Wednesday, January 28, 2009

Ideas Have Consequences Chpt 8: The Power of the Word

Community can be possible only via the vehicle of language. Words connect me not only to my contemporaries, but to my forefathers. I have access to a great, universal memory bank when I engage in reading.

If our language degenerates, if we begin to love THINGS rather than words, the link that binds us in community is broken. Do you remember the old song, "Will the Circle Be Unbroken?" It asks a great question! If we cease to be word- lovers, if we cease to read--- our conversation with past generations is broken. We are bankrupt, without the wise guidance of collective ages and having no compass for the future.

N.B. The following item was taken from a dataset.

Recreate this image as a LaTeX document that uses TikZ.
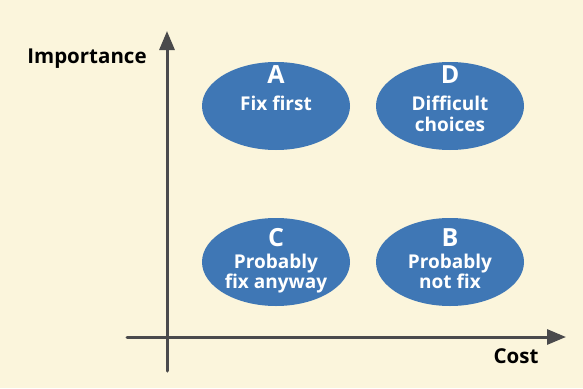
\documentclass[tikz,border=0pt]{standalone}
\usepackage{fontspec}
\setmainfont{Open Sans}
\usetikzlibrary{arrows.meta,shapes.geometric}
\definecolor{paper}{HTML}{FBF5DC}
\definecolor{blob}{HTML}{3F77B5}
\definecolor{axisgray}{HTML}{4A4A4C}
\tikzset{
  quad/.style={ellipse, fill=blob, minimum width=148pt, minimum height=88pt, inner sep=0pt},
  letter/.style={anchor=base, text=white, font=\bfseries\fontsize{25}{25}\selectfont},
  caption/.style={anchor=base, text=white, font=\bfseries\fontsize{19}{19}\selectfont},
  axislabel/.style={anchor=base, text=black, font=\bfseries\fontsize{20.5}{20.5}\selectfont},
  axisline/.style={draw=axisgray, line width=3pt, line cap=round},
  axisarrow/.style={axisline, -{Triangle[length=19pt, width=15pt]}}
}
\begin{document}
\begin{tikzpicture}[x=1pt, y=-1pt]
  \fill[paper] (0,0) rectangle (583,388);
  \useasboundingbox (0,0) rectangle (583,388);

  % axes
  \coordinate (ybot) at (167,371);
  \coordinate (ytop) at (167,31);
  \coordinate (xleft) at (127,337);
  \coordinate (xright) at (566,337);
  \draw[axisarrow] (ybot) -- (ytop);
  \draw[axisarrow] (xleft) -- (xright);

  \node[axislabel] (imp) at (87,63) {Importance};
  \node[axislabel] (cost) at (516,363) {Cost};

  % quadrants
  \node[quad] (qa) at (276,106) {};
  \node[quad] (qd) at (450,106) {};
  \node[quad] (qc) at (276,262) {};
  \node[quad] (qb) at (450,262) {};

  \node[letter] (la) at (276,83) {A};
  \node[caption] (ta) at (276,110) {Fix first};

  \node[letter] (ld) at (450,83) {D};
  \node[caption] (td1) at (450,110) {Difficult};
  \node[caption] (td2) at (450,131) {choices};

  \node[letter] (lc) at (276,246) {C};
  \node[caption] (tc1) at (276,268) {Probably};
  \node[caption] (tc2) at (276,288) {fix anyway};

  \node[letter] (lb) at (450,246) {B};
  \node[caption] (tb1) at (450,268) {Probably};
  \node[caption] (tb2) at (450,288) {not fix};
\end{tikzpicture}
\end{document}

When words devolve and become merely utilitarian, we lose the ability to engage in higher thinking. We are robbed of the rich opportunity to grasp truth because we're not able to use metaphor or understand symbolism. This handicap cuts us off from the past and prevents us from laying up for the future. In the words of Richard Weaver:

"(snip)...father and child live in different worlds, and speech fails to provide a means to bridge them."
Need proof? Note that languages have been dropped from the core curriculum of our educational system. My husband, born in 1953, said that all 4 of his older siblings learned Latin, but it had been dropped by the time he went through the system. In my own small-town school system, it was not even an option.

Notice also that poetic/literature courses no longer compose the core curriculum of many schools, but are considered electives. I shudder to recall that "Fiction of the 70's" gave me the necessary credits to graduate from high school, while I missed Shakespeare and Homer. My tastes were not developed. I did not know what was good for me or what I was missing.

Richard Weaver, the author of this book, writes a prescription for the rehabilitation of the word:
  • poetry (via literature and rhetoric)
  • logic (dialectic)

This is classical education; it is what saves us from utilitarianism, from brutality, from degenerating into sentimentality.

In the second part of his rx, the dialectic, Weaver notes that the science of naming is indispensable to logic. He equates "namers" with "lawgivers" and makes the point that "stable laws require a stable vocabulary." (What does that do to the idea that our constitution is fluid?)

This chapter encouraged me. It affirms my daily, plodding efforts to incorporate Browning and Coleridge and Dickinson to our our routine. These efforts bring us out of the temporal and save us from a merely utilitarian existence.


"Therefore we do not lose heart. Even though our outward man is perishing, yet the inward man is being renewed day by day. For our light affliction, which is but for a moment, is working for us a far more exceeding and eternal weight of glory, while we do not look at the things which are seen, but at the things which are not seen. For the things which are seen are temporary, but the things which are not seen are eternal."